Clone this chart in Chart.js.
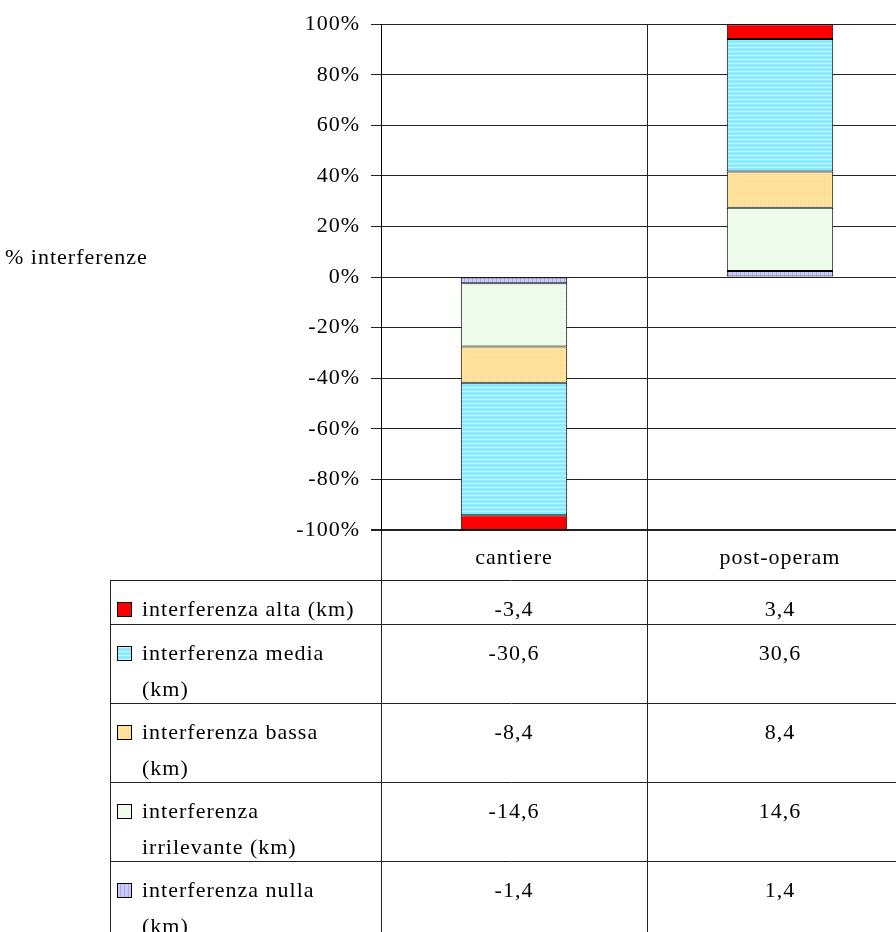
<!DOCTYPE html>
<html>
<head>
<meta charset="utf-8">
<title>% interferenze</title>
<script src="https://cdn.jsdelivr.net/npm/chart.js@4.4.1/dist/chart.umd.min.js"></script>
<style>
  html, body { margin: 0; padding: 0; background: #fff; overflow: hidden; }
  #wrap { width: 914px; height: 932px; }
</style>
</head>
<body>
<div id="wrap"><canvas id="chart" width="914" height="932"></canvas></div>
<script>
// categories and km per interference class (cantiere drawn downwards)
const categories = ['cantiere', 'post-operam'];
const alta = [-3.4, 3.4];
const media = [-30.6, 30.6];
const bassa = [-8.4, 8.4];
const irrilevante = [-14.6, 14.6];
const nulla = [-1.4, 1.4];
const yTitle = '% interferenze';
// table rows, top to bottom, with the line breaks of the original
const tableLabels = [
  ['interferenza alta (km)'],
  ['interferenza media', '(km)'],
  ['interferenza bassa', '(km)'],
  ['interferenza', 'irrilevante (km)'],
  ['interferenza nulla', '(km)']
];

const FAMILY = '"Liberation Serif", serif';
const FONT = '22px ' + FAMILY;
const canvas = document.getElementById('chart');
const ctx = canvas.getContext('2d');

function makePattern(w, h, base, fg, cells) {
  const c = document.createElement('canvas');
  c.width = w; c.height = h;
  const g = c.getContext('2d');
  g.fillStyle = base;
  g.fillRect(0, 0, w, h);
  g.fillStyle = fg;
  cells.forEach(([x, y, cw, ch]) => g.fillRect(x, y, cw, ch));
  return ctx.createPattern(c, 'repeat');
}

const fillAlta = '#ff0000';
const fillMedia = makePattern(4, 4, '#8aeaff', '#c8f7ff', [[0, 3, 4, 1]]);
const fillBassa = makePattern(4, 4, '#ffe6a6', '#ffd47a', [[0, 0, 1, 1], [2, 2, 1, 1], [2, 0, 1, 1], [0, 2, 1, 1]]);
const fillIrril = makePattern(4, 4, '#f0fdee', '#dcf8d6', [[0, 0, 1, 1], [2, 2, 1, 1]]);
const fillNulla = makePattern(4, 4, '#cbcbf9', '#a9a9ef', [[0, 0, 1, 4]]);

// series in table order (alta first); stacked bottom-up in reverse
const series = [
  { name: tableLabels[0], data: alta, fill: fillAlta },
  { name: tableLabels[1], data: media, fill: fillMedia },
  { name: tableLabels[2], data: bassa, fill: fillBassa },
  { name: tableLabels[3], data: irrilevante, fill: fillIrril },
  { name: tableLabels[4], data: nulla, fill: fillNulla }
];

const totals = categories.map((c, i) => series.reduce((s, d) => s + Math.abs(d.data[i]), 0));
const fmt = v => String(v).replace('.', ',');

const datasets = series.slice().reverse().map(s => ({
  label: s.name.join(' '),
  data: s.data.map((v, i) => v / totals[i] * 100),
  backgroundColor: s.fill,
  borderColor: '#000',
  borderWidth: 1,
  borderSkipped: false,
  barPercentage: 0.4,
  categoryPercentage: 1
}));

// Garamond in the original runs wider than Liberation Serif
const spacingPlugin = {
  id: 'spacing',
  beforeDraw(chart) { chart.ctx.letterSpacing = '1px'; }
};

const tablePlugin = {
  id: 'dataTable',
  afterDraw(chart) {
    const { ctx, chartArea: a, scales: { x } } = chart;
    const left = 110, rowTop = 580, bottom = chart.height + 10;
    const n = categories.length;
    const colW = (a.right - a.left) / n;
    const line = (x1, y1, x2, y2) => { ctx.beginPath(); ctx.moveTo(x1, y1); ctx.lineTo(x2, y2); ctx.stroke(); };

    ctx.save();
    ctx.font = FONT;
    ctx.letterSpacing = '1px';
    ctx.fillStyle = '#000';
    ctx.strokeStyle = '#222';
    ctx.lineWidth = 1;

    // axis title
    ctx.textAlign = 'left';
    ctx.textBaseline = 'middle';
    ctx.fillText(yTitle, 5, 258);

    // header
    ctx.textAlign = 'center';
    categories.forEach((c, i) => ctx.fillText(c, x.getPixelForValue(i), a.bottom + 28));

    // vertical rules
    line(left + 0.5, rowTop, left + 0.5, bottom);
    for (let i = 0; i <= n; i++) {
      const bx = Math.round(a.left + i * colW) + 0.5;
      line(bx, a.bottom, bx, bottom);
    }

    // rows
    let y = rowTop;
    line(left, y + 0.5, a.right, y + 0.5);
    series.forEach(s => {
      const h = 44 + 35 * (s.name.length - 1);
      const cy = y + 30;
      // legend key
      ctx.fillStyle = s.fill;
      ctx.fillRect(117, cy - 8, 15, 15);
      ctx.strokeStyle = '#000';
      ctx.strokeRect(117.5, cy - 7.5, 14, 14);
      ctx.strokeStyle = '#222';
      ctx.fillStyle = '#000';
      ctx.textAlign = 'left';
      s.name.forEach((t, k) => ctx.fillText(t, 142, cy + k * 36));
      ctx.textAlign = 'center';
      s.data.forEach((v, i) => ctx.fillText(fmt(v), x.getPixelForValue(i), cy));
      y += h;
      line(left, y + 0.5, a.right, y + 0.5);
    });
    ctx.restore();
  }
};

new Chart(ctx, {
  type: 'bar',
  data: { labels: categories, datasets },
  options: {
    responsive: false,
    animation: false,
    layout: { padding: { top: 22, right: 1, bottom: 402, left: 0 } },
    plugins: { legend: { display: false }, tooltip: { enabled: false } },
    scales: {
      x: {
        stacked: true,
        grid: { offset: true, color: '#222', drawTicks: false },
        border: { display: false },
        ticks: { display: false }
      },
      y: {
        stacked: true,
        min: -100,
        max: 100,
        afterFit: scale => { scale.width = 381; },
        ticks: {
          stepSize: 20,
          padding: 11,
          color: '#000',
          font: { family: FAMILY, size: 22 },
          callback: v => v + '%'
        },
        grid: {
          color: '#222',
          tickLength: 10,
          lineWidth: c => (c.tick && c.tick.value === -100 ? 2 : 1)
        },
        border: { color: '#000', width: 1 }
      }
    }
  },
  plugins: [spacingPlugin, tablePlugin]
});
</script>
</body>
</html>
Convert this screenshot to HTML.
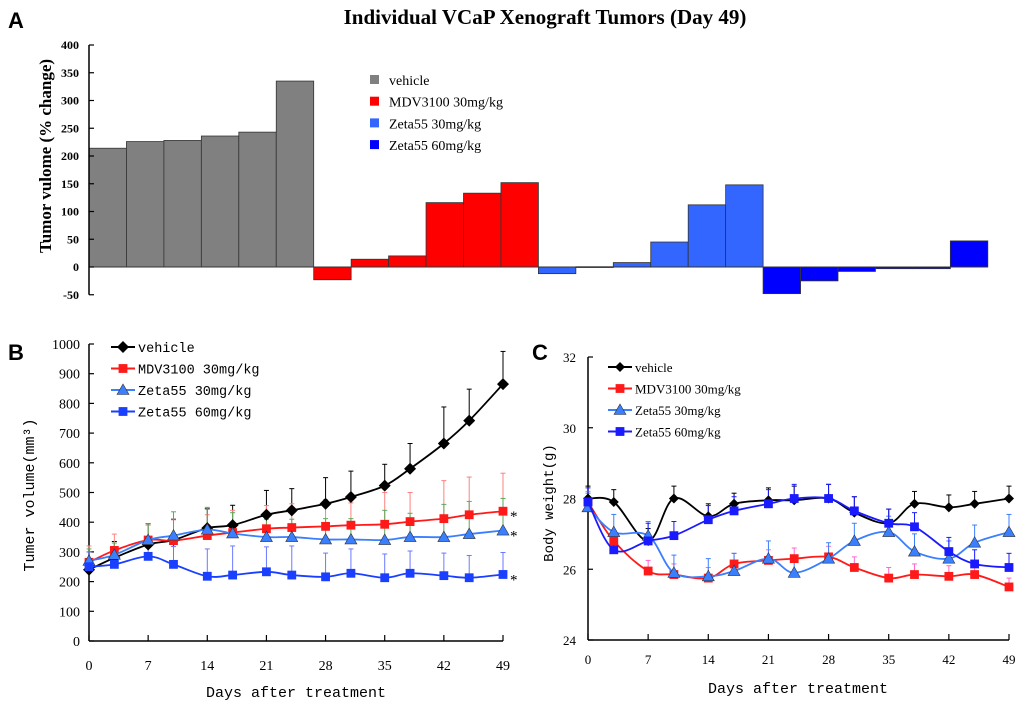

= = = = =

Print every record above exactly as written, leaving out the pictures.

Clone this chart in Chart.js.
<!DOCTYPE html>
<html>
<head>
<meta charset="utf-8">
<title>% interferenze</title>
<script src="https://cdn.jsdelivr.net/npm/chart.js@4.4.1/dist/chart.umd.min.js"></script>
<style>
  html, body { margin: 0; padding: 0; background: #fff; overflow: hidden; }
  #wrap { width: 914px; height: 932px; }
</style>
</head>
<body>
<div id="wrap"><canvas id="chart" width="914" height="932"></canvas></div>
<script>
// categories and km per interference class (cantiere drawn downwards)
const categories = ['cantiere', 'post-operam'];
const alta = [-3.4, 3.4];
const media = [-30.6, 30.6];
const bassa = [-8.4, 8.4];
const irrilevante = [-14.6, 14.6];
const nulla = [-1.4, 1.4];
const yTitle = '% interferenze';
// table rows, top to bottom, with the line breaks of the original
const tableLabels = [
  ['interferenza alta (km)'],
  ['interferenza media', '(km)'],
  ['interferenza bassa', '(km)'],
  ['interferenza', 'irrilevante (km)'],
  ['interferenza nulla', '(km)']
];

const FAMILY = '"Liberation Serif", serif';
const FONT = '22px ' + FAMILY;
const canvas = document.getElementById('chart');
const ctx = canvas.getContext('2d');

function makePattern(w, h, base, fg, cells) {
  const c = document.createElement('canvas');
  c.width = w; c.height = h;
  const g = c.getContext('2d');
  g.fillStyle = base;
  g.fillRect(0, 0, w, h);
  g.fillStyle = fg;
  cells.forEach(([x, y, cw, ch]) => g.fillRect(x, y, cw, ch));
  return ctx.createPattern(c, 'repeat');
}

const fillAlta = '#ff0000';
const fillMedia = makePattern(4, 4, '#8aeaff', '#c8f7ff', [[0, 3, 4, 1]]);
const fillBassa = makePattern(4, 4, '#ffe6a6', '#ffd47a', [[0, 0, 1, 1], [2, 2, 1, 1], [2, 0, 1, 1], [0, 2, 1, 1]]);
const fillIrril = makePattern(4, 4, '#f0fdee', '#dcf8d6', [[0, 0, 1, 1], [2, 2, 1, 1]]);
const fillNulla = makePattern(4, 4, '#cbcbf9', '#a9a9ef', [[0, 0, 1, 4]]);

// series in table order (alta first); stacked bottom-up in reverse
const series = [
  { name: tableLabels[0], data: alta, fill: fillAlta },
  { name: tableLabels[1], data: media, fill: fillMedia },
  { name: tableLabels[2], data: bassa, fill: fillBassa },
  { name: tableLabels[3], data: irrilevante, fill: fillIrril },
  { name: tableLabels[4], data: nulla, fill: fillNulla }
];

const totals = categories.map((c, i) => series.reduce((s, d) => s + Math.abs(d.data[i]), 0));
const fmt = v => String(v).replace('.', ',');

const datasets = series.slice().reverse().map(s => ({
  label: s.name.join(' '),
  data: s.data.map((v, i) => v / totals[i] * 100),
  backgroundColor: s.fill,
  borderColor: '#000',
  borderWidth: 1,
  borderSkipped: false,
  barPercentage: 0.4,
  categoryPercentage: 1
}));

// Garamond in the original runs wider than Liberation Serif
const spacingPlugin = {
  id: 'spacing',
  beforeDraw(chart) { chart.ctx.letterSpacing = '1px'; }
};

const tablePlugin = {
  id: 'dataTable',
  afterDraw(chart) {
    const { ctx, chartArea: a, scales: { x } } = chart;
    const left = 110, rowTop = 580, bottom = chart.height + 10;
    const n = categories.length;
    const colW = (a.right - a.left) / n;
    const line = (x1, y1, x2, y2) => { ctx.beginPath(); ctx.moveTo(x1, y1); ctx.lineTo(x2, y2); ctx.stroke(); };

    ctx.save();
    ctx.font = FONT;
    ctx.letterSpacing = '1px';
    ctx.fillStyle = '#000';
    ctx.strokeStyle = '#222';
    ctx.lineWidth = 1;

    // axis title
    ctx.textAlign = 'left';
    ctx.textBaseline = 'middle';
    ctx.fillText(yTitle, 5, 258);

    // header
    ctx.textAlign = 'center';
    categories.forEach((c, i) => ctx.fillText(c, x.getPixelForValue(i), a.bottom + 28));

    // vertical rules
    line(left + 0.5, rowTop, left + 0.5, bottom);
    for (let i = 0; i <= n; i++) {
      const bx = Math.round(a.left + i * colW) + 0.5;
      line(bx, a.bottom, bx, bottom);
    }

    // rows
    let y = rowTop;
    line(left, y + 0.5, a.right, y + 0.5);
    series.forEach(s => {
      const h = 44 + 35 * (s.name.length - 1);
      const cy = y + 30;
      // legend key
      ctx.fillStyle = s.fill;
      ctx.fillRect(117, cy - 8, 15, 15);
      ctx.strokeStyle = '#000';
      ctx.strokeRect(117.5, cy - 7.5, 14, 14);
      ctx.strokeStyle = '#222';
      ctx.fillStyle = '#000';
      ctx.textAlign = 'left';
      s.name.forEach((t, k) => ctx.fillText(t, 142, cy + k * 36));
      ctx.textAlign = 'center';
      s.data.forEach((v, i) => ctx.fillText(fmt(v), x.getPixelForValue(i), cy));
      y += h;
      line(left, y + 0.5, a.right, y + 0.5);
    });
    ctx.restore();
  }
};

new Chart(ctx, {
  type: 'bar',
  data: { labels: categories, datasets },
  options: {
    responsive: false,
    animation: false,
    layout: { padding: { top: 22, right: 1, bottom: 402, left: 0 } },
    plugins: { legend: { display: false }, tooltip: { enabled: false } },
    scales: {
      x: {
        stacked: true,
        grid: { offset: true, color: '#222', drawTicks: false },
        border: { display: false },
        ticks: { display: false }
      },
      y: {
        stacked: true,
        min: -100,
        max: 100,
        afterFit: scale => { scale.width = 381; },
        ticks: {
          stepSize: 20,
          padding: 11,
          color: '#000',
          font: { family: FAMILY, size: 22 },
          callback: v => v + '%'
        },
        grid: {
          color: '#222',
          tickLength: 10,
          lineWidth: c => (c.tick && c.tick.value === -100 ? 2 : 1)
        },
        border: { color: '#000', width: 1 }
      }
    }
  },
  plugins: [spacingPlugin, tablePlugin]
});
</script>
</body>
</html>
Convert this screenshot to HTML.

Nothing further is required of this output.